Political organization and political party in Greece

The Popular Greek Patriotic Union (Λαϊκή Ελληνική Πατριωτική Ένωση), known more commonly by its acronym, LEPEN (Λ.Ε.Π.ΕΝ.), is a far-right, nationalist political party in Greece.

==History==
Founded in 2015 by political activist Christos Rigas, it served as a nationalist party that aimed to replicate the success of Golden Dawn. Christos was formerly a member of Golden Dawn however left after conflicts with the direction and public perception of the party. LEPEN seeks to become a moderate replacement for the Golden Dawn, it claims to have no connections with neo-Nazism and neo-fascism, party leadership rejects both ideologies.

The party has promoted itself as a party for "pure nationalists", targeting right-wing nationalists as its main voting base. Reportedly, it receives support from members of the former National Political Union, an anti-communist party led by dictator, Georgios Papadopoulos. LEPEN also receives support from members of the right-wing populist, Popular Orthodox Rally, and even its rival Golden Dawn.

The party is commonly referred to by the acronym, LEPEN, party leadership confirmed that this acronym is also a reference to French politician, Jean-Marie Le Pen who they describe as a "great French nationalist - and philhellene - leader", but also to his daughter Marine Le Pen.

In January 2018, the concession to the National Front was announced.

In December 2020, the formation of a coalition was announced by ELASYN, The Popular Hellenic Patriotic Union (LEPEN), the "Spartans" party, the United Front of Greek Ideology of Compatriots (EMEIS) and the Front Line, with the prospect of a joint electoral descent with the name K.Y.M.A of Hellenism. In February 2021, the coalition announced the collaboration of the formation with the retired captain and chief of the Popular Citizens Movement (LAKIP) Andreas Petropoulos. In November 2021, ELASYN announced its departure from the K.Y.M.A of Hellenism.

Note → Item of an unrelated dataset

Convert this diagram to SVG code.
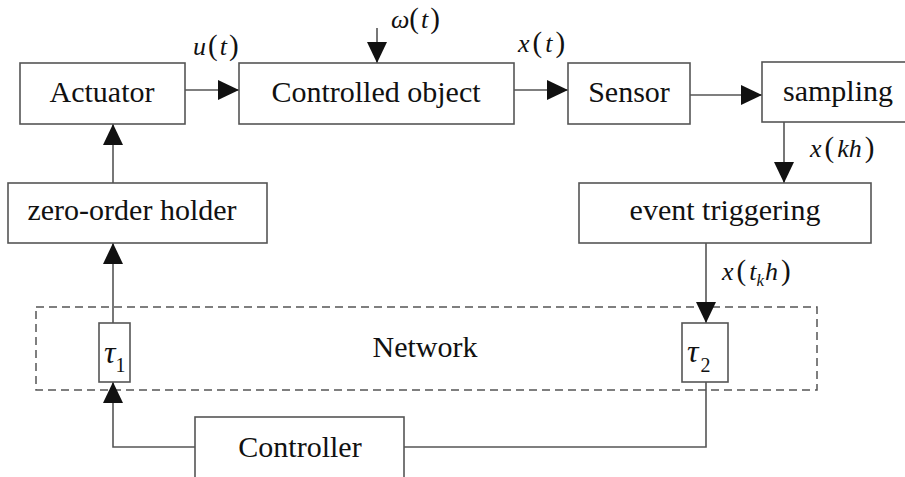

In August 2022 Rigas announced his party cooperation with the National Party – Greeks and its candidacy in Etoloakarnania for the 2023 elections.

==Ideology==
The party claims to be based around the traditions and beliefs of the Orthodox church. The party's manifesto asserts that the main objectives are to preserve and promote Greek culture and to "convey the continually unchanging ideas and values of Hellenism and to transform them into the new generations, through the continuation of the ancient Greek civilization adapted to the needs of today, the dissemination of its high cultural destination, the proclamation and promotion of the principles of equality, equality and meritocracy".

==International connections==
In 2018, LEPEN became a member of the Alliance for Peace and Freedom, a far-right European political party that also includes: New Force, NATION, National Democratic Party of Germany, People's Party - Our Slovakia, Noua Dreaptă, National Democracy, Workers' Party of Social Justice and the United Romania Party.

The party claims to have contacts with the French National Rally and Austrian Freedom Party.